The arts, both visual and performing, are amazing ways to build strong relationships and a deep sense of community within a school. They also function as a way for people to express themselves and bring attention to the problems long overlooked in schools and society, such as prejudice and unjust violence, among many others.
Teachers and students at Denali all agree Denali needs more. More visual arts. More drama. More opportunities for students to create.
But why can’t schools just put everything into sports and call it a day? What’s the difference? According to Mathew Scicluna, the Visual Arts teacher at Denali, art was the first way he found to express himself as an individual as opposed to “a team in a sport or … as a student in a class.”
Mr. Scicluna went on to say that the culture people come from and the community they live in both affect the kind of pieces they create.
Keith Brown, the Stage Combat teacher, agreed, saying: “(Art) really teaches a person about their soul. Any kind of art is what reminds people what being human is like.”
Skyler Sauer, a Denali freshman, explained that “[Performing arts] has helped me make a lot of friends. I did a show in middle school and that helped build community.”
Introducing more arts into the Denali community might lead to the question of what responsibility artists have to their community.
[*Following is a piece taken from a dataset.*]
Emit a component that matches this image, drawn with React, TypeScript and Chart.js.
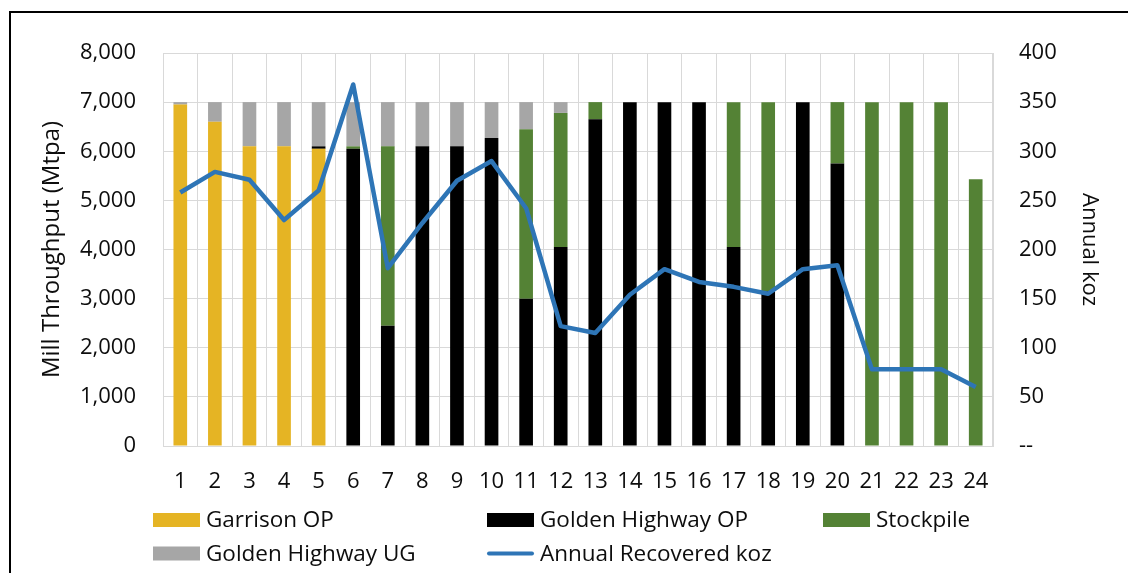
import React, { useEffect, useRef } from 'react';
import { Chart, registerables } from 'chart.js';

Chart.register(...registerables);

const years = ['1', '2', '3', '4', '5', '6', '7', '8', '9', '10', '11', '12', '13', '14', '15', '16', '17', '18', '19', '20', '21', '22', '23', '24'];
const garrisonOP = [6950, 6600, 6100, 6100, 6050, 0, 0, 0, 0, 0, 0, 0, 0, 0, 0, 0, 0, 0, 0, 0, 0, 0, 0, 0];
const goldenHighwayOP = [0, 0, 0, 0, 50, 6050, 2450, 6100, 6100, 6270, 3000, 4050, 6650, 7000, 7000, 7000, 4050, 3150, 7000, 5750, 0, 0, 0, 0];
const stockpile = [0, 0, 0, 0, 0, 50, 3650, 0, 0, 0, 3450, 2730, 350, 0, 0, 0, 2950, 3850, 0, 1250, 7000, 7000, 7000, 5430];
const goldenHighwayUG = [50, 400, 900, 900, 900, 900, 900, 900, 900, 730, 550, 220, 0, 0, 0, 0, 0, 0, 0, 0, 0, 0, 0, 0];
const annualKoz = [258, 279, 271, 230, 260, 368, 181, 227, 270, 290, 242, 122, 115, 154, 180, 167, 162, 155, 180, 184, 78, 78, 78, 60];

const leftTicksMax = 8000;
const rightTicksMax = 400;

const FONT = '"Open Sans", "Noto Sans", sans-serif';
const TEXT = '#0d0d0d';
const GRID = '#d9d9d9';

// legend grid: [column, row] for each dataset label
const legendSlots: Record<string, [number, number]> = {
  'Garrison OP': [0, 0],
  'Golden Highway OP': [1, 0],
  'Stockpile': [2, 0],
  'Golden Highway UG': [0, 1],
  'Annual Recovered koz': [1, 1],
};
const legendColX = [153, 487, 823];
const legendRowY = [520, 553.5];

const gridLegend = {
  id: 'gridLegend',
  afterDraw(chart: any) {
    const ctx = chart.ctx as CanvasRenderingContext2D;
    ctx.save();
    chart.data.datasets.forEach((ds: any) => {
      const slot = legendSlots[ds.label];
      if (!slot) return;
      const x = legendColX[slot[0]];
      const y = legendRowY[slot[1]];
      if (ds.type === 'line') {
        ctx.strokeStyle = ds.borderColor;
        ctx.lineWidth = 4;
        ctx.lineCap = 'round';
        ctx.beginPath();
        ctx.moveTo(x + 2, y);
        ctx.lineTo(x + 45, y);
        ctx.stroke();
      } else {
        ctx.fillStyle = ds.backgroundColor;
        ctx.fillRect(x, y - 7, 47, 14);
      }
      ctx.fillStyle = TEXT;
      ctx.font = `22.5px ${FONT}`;
      ctx.textBaseline = 'middle';
      ctx.textAlign = 'left';
      ctx.fillText(ds.label, x + 53, y + 1);
    });
    ctx.restore();
  },
};

export default function App() {
  const ref = useRef<HTMLCanvasElement>(null);

  useEffect(() => {
    const font = { family: FONT, size: 22 };
    const chart = new Chart(ref.current as HTMLCanvasElement, {
      type: 'bar',
      data: {
        labels: years,
        datasets: [
          { type: 'line', label: 'Annual Recovered koz', data: annualKoz, yAxisID: 'y1', borderColor: '#2E75B6', backgroundColor: '#2E75B6', borderWidth: 4.5, pointRadius: 0, tension: 0, order: 0, borderJoinStyle: 'round' } as any,
          { type: 'bar', label: 'Garrison OP', data: garrisonOP, backgroundColor: '#E5B424', yAxisID: 'y', order: 1, stack: 's' },
          { type: 'bar', label: 'Golden Highway OP', data: goldenHighwayOP, backgroundColor: '#000000', yAxisID: 'y', order: 1, stack: 's' },
          { type: 'bar', label: 'Stockpile', data: stockpile, backgroundColor: '#548235', yAxisID: 'y', order: 1, stack: 's' },
          { type: 'bar', label: 'Golden Highway UG', data: goldenHighwayUG, backgroundColor: '#A6A6A6', yAxisID: 'y', order: 1, stack: 's' },
        ],
      },
      options: {
        responsive: false,
        animation: false,
        events: [],
        layout: { padding: { top: 53, bottom: 67, left: 0, right: 0 } },
        datasets: { bar: { barPercentage: 0.395, categoryPercentage: 1 } },
        plugins: { legend: { display: false }, tooltip: { enabled: false }, title: { display: false } },
        scales: {
          x: {
            stacked: true,
            grid: { color: GRID, offset: true, drawTicks: false, lineWidth: 1 },
            border: { color: GRID },
            ticks: { font, color: TEXT, padding: 23, maxRotation: 0, autoSkip: false },
            afterFit: (s: any) => { s.height = 60; },
          },
          y: {
            stacked: true,
            position: 'left',
            min: 0,
            max: leftTicksMax,
            ticks: { stepSize: 1000, font, color: TEXT, padding: 27, callback: (v: any) => Number(v).toLocaleString('en-US') },
            grid: { color: GRID, drawTicks: false, lineWidth: 1 },
            border: { color: GRID },
            title: { display: true, text: 'Mill Throughput (Mtpa)', font: { family: FONT, size: 24 }, color: TEXT, padding: { top: 38, bottom: 0 } },
            afterFit: (s: any) => { s.width = 163; },
          },
          y1: {
            position: 'right',
            min: 0,
            max: rightTicksMax,
            ticks: { stepSize: 50, font, color: TEXT, padding: 26, callback: (v: any) => (Number(v) === 0 ? '--' : String(v)) },
            grid: { drawOnChartArea: false, drawTicks: false },
            border: { color: GRID },
            title: { display: true, text: 'Annual koz', font, color: TEXT, padding: { top: 26, bottom: 0 } },
            afterFit: (s: any) => { s.width = 135; },
          },
        },
      },
      plugins: [gridLegend],
    });
    return () => chart.destroy();
  }, []);

  return (
    <div style={{ position: 'fixed', left: 0, top: 0, width: 1128, height: 573, background: '#fff', overflow: 'hidden' }}>
      <canvas ref={ref} width={1128} height={573} style={{ display: 'block' }} />
      <div style={{ position: 'absolute', left: 9, top: 11, width: 1300, height: 700, borderTop: '2px solid #000', borderLeft: '2px solid #000', pointerEvents: 'none' }} />
    </div>
  );
}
That’s where things get interesting. Kalyn Olson, the former Visual Arts teacher and current Expeditions dean at Denali, said, “I think [the responsibility is] to highlight and amplify the voices that don’t [get] heard either on television or on the media and so, if art can do that, and fulfill that responsibility to the community of making sure everyone feels valid and heard, then I think we’ve done our job.”
Mr. Brown agreed: “I know that once [the drama program] gets more established and there’s more chances for students to actually take drama classes, they’ll be able to address some of the things they see … In one of my other schools, I specifically saw students make a play about the way that bullies work at their school.”
Mr. Scicluna, on the other hand, is of another mind: “I feel like artists don’t have any responsibility to their community, but they should want to have a responsibility to their community,” he said. “Because artists are the storytellers of society, so they’re the ones who gets to say things that are a little bit awkward or uncomfortable.”
Allowing more time and space for art at Denali will allow students to take on more of a responsibility for their community and enable them to make an impact on their school community. The arts are a way for relationships to be built and for people to convey their emotions and bring attention to the problems in a community. In fact, according to PBS, the arts benefit children by helping to develop motor skills, language(s), decision making, visual learning, inventiveness and cultural awareness, as well as by improving academic performance, all essential skills to cultivate in order to be successful in life.